Mechanical properties and engineering applications of low-dosage cement/ lime-stabilized loess improved with nano-MgO and nan-SiO2

Loess has poor engineering performance and needs to be improved for engineering applications by adding a large amount of lime or cement, which is not consistent with the goal of "carbon peaking and carbon neutrality". In this study, nano-SiO2 (NS) and nano-MgO (NM) were applied to improve the engineering performance of lowdosage lime/cement- stabilized loess. The improvement mechanisms of each binder on loess were analyzed by X-ray diffraction (XRD) and scanning electron microscopy-energy dispersive spectrometer (SEM-EDS) tests. The impact of binder dosage and curing time (T) on unconfined compressive strength (UCS), resilient moduli (MR), California bearing ratio (CBR), internal friction angle (phi), cohesion (c), and compression coefficient (a1-2) of each stabilized loess were also explored by conducting a range of laboratory experiments.

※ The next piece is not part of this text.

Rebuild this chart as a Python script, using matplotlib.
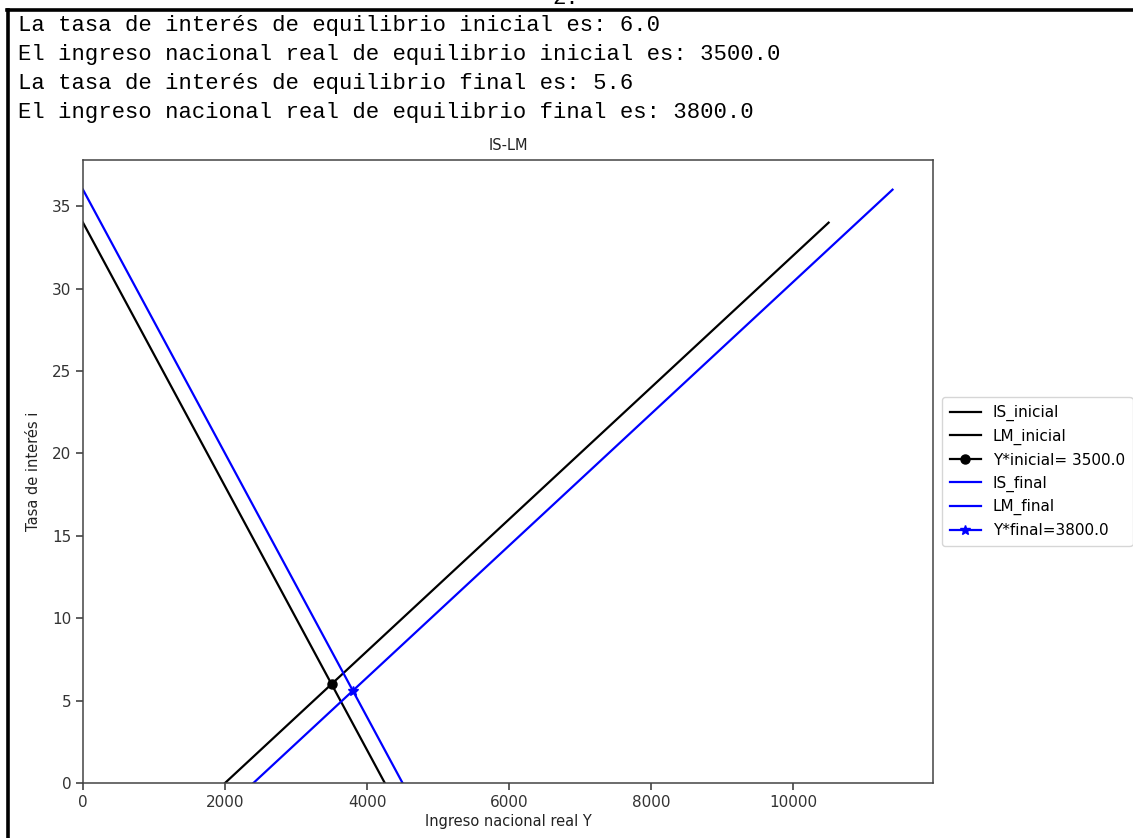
import matplotlib
matplotlib.use("Agg")
import matplotlib.pyplot as plt

# ── Datos (extremos de cada recta) ──
Y_IS_inicial = [0, 4250]
i_IS_inicial = [34, 0]
Y_LM_inicial = [2000, 10500]
i_LM_inicial = [0, 34]
Y_IS_final = [0, 4500]
i_IS_final = [36, 0]
Y_LM_final = [2400, 11400]
i_LM_final = [0, 36]

Y_eq_inicial, i_eq_inicial = 3500.0, 6.0
Y_eq_final, i_eq_final = 3800.0, 5.6

lineas_texto = [
    "La tasa de interés de equilibrio inicial es: 6.0",
    "El ingreso nacional real de equilibrio inicial es: 3500.0",
    "La tasa de interés de equilibrio final es: 5.6",
    "El ingreso nacional real de equilibrio final es: 3800.0",
]

W, H = 1133, 838
fig = plt.figure(figsize=(W / 100, H / 100), dpi=100)
fig.patch.set_facecolor("white")

# ── marco de la captura ──
fig.add_artist(plt.Line2D([8 / W, 8 / W], [0, 1 - 10 / H], color="black", lw=2.6))
fig.add_artist(plt.Line2D([7 / W, 1], [1 - 10.5 / H, 1 - 10.5 / H], color="black", lw=2.6))
fig.text(566 / W, 1 + 1 / H, "2.", ha="center", va="center",
         family="Liberation Mono", fontsize=16)

# ── salida de texto (print) ──
for k, linea in enumerate(lineas_texto):
    fig.text(18 / W, 1 - (26 + 28.8 * k) / H, linea, ha="left", va="center",
             family="Liberation Mono", fontsize=16, color="black")

# ── gráfico IS-LM ──
ax = fig.add_axes([83 / W, 1 - 783 / H, 850 / W, 623 / H])
ax.plot(Y_IS_inicial, i_IS_inicial, color="k", lw=1.6, label="IS_inicial")
ax.plot(Y_LM_inicial, i_LM_inicial, color="k", lw=1.6, label="LM_inicial")
ax.plot([Y_eq_inicial], [i_eq_inicial], "-o", color="k", ms=6.5, lw=1.6,
        label="Y*inicial= %s" % Y_eq_inicial)
ax.plot(Y_IS_final, i_IS_final, color="b", lw=1.6, label="IS_final")
ax.plot(Y_LM_final, i_LM_final, color="b", lw=1.6, label="LM_final")
ax.plot([Y_eq_final], [i_eq_final], "-*", color="b", ms=7, lw=1.6,
        label="Y*final=%s" % Y_eq_final)

ax.set_xlim(0, 11970)
ax.set_ylim(0, 37.8)
ax.set_xticks([0, 2000, 4000, 6000, 8000, 10000])
ax.set_yticks([0, 5, 10, 15, 20, 25, 30, 35])
ax.tick_params(labelsize=11, colors="#333333", width=1.1, length=5)
for s in ax.spines.values():
    s.set_color("#444444")
    s.set_linewidth(1.1)
ax.set_title("IS-LM", fontsize=10.5, pad=7, color="#222222")
ax.set_xlabel("Ingreso nacional real Y", fontsize=10.5, color="#222222", labelpad=3)
ax.set_ylabel("Tasa de interés i", fontsize=10.5, color="#222222", labelpad=8)
ax.legend(loc="center left", bbox_to_anchor=(1.002, 0.5), fontsize=11,
          handlelength=2.0, borderpad=0.5, labelspacing=0.5)

fig.savefig("out.png", dpi=100)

The results show that the addition of NS did not result in the formation of new substances. However, the formation of MH was noted with the addition of NM. The combination of lime and NS can significantly enhance the UCS, CBR, MR, and c of the stabilized loess, followed by the combination of cement and NS. With the increasing NM content, the above mechanical indices first increased and then decreased for the stabilized loess. Both the binder content and type caused a lesser impact on the phi and a1-2 than on other mechanical indices. Moreover, the mix ratio and feasibility of each stabilized loess applied in various engineering fields were analyzed based on relevant standards and the construction requirements of lime and cement. Finally, estimation models were established for the above mechanical indices of lime-NS stabilized loess, which can provide a reference for engineering design and quality control.